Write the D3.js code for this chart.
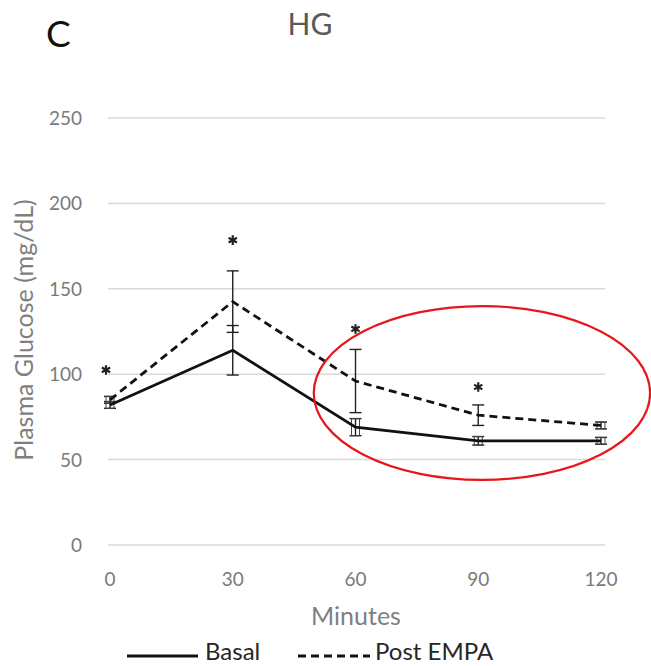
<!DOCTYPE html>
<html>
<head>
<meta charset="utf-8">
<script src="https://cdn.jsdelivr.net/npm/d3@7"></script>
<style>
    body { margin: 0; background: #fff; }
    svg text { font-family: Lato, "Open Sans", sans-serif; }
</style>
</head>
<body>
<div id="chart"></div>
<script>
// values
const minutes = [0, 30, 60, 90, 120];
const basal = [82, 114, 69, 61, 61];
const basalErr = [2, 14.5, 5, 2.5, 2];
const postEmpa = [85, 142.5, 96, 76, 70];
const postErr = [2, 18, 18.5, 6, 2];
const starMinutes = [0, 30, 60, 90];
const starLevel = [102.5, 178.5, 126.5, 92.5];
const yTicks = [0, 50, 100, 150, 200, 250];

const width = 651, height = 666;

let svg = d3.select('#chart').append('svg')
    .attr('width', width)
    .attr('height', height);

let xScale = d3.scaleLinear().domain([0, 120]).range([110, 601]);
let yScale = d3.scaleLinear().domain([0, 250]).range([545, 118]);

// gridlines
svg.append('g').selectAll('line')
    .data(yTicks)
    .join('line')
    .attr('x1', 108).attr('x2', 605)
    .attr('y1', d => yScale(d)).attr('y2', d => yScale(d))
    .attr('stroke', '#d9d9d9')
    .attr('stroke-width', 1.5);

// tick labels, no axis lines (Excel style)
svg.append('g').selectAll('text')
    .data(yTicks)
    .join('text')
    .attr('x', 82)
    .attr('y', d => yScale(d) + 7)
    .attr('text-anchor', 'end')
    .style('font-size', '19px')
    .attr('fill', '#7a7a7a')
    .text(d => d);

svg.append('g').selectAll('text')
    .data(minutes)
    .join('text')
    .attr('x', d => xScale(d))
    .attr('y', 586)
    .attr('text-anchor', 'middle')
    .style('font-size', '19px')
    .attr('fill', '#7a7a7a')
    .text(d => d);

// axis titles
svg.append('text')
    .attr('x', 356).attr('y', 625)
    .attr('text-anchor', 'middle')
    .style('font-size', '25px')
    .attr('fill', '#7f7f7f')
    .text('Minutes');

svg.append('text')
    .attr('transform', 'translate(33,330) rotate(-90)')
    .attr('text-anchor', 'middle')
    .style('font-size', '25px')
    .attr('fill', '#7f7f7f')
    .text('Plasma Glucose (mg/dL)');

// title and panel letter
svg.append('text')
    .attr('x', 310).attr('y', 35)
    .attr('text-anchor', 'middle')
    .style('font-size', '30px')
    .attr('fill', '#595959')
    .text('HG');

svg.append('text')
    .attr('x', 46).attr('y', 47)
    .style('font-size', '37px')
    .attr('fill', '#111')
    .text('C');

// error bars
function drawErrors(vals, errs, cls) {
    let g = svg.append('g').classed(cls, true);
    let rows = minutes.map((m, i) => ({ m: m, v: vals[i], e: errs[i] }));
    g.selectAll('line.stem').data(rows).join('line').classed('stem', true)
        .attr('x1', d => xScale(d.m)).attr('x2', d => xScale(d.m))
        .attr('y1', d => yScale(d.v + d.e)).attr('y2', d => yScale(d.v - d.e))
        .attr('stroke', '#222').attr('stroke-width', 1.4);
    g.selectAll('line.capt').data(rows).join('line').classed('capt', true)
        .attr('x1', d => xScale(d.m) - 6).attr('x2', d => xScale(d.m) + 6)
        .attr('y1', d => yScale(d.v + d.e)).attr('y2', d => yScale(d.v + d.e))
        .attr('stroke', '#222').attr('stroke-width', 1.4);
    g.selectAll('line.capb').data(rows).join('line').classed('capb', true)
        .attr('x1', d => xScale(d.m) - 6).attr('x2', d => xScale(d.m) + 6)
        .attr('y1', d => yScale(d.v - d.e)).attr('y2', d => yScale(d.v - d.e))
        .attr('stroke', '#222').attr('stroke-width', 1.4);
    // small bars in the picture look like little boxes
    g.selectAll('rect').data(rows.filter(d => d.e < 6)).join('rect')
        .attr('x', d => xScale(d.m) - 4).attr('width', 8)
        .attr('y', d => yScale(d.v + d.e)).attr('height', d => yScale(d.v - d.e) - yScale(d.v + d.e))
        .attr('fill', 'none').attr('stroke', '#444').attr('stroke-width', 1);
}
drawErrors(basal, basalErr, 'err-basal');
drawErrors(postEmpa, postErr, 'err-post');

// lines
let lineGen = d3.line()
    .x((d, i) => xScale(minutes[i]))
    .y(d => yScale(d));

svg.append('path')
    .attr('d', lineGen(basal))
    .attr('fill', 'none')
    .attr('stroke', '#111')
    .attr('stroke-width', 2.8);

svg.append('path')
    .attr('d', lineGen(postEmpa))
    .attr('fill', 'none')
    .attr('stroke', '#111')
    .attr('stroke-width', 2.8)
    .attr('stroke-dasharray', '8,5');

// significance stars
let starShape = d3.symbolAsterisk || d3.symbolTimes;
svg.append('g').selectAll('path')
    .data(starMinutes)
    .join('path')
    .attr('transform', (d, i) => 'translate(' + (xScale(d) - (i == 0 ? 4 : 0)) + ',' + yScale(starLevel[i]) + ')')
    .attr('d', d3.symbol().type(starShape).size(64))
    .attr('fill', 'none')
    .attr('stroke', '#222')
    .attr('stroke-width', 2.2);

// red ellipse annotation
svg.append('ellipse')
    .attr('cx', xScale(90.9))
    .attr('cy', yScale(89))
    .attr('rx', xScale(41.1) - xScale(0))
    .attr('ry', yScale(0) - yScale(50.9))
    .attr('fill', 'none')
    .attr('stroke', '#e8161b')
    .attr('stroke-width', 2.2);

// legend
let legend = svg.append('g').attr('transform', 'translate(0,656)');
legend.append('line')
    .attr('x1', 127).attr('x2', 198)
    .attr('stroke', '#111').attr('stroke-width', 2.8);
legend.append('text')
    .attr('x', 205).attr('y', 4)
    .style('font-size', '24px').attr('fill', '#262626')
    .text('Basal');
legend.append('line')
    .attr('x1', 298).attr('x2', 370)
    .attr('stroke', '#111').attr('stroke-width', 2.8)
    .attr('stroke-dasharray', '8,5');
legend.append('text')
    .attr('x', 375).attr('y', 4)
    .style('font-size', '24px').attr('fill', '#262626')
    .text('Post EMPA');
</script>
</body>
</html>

Task description ->
Pictures are excluded: retype only the lines from the beginning of the listing above through the line with "d3.scaleLinear().domain([0, 250]).range([545, 118]);", both included.

Response to this task ->
Write the D3.js code for this chart.
<!DOCTYPE html>
<html>
<head>
<meta charset="utf-8">
<script src="https://cdn.jsdelivr.net/npm/d3@7"></script>
<style>
    body { margin: 0; background: #fff; }
    svg text { font-family: Lato, "Open Sans", sans-serif; }
</style>
</head>
<body>
<div id="chart"></div>
<script>
// values
const minutes = [0, 30, 60, 90, 120];
const basal = [82, 114, 69, 61, 61];
const basalErr = [2, 14.5, 5, 2.5, 2];
const postEmpa = [85, 142.5, 96, 76, 70];
const postErr = [2, 18, 18.5, 6, 2];
const starMinutes = [0, 30, 60, 90];
const starLevel = [102.5, 178.5, 126.5, 92.5];
const yTicks = [0, 50, 100, 150, 200, 250];

const width = 651, height = 666;

let svg = d3.select('#chart').append('svg')
    .attr('width', width)
    .attr('height', height);

let xScale = d3.scaleLinear().domain([0, 120]).range([110, 601]);
let yScale = d3.scaleLinear().domain([0, 250]).range([545, 118]);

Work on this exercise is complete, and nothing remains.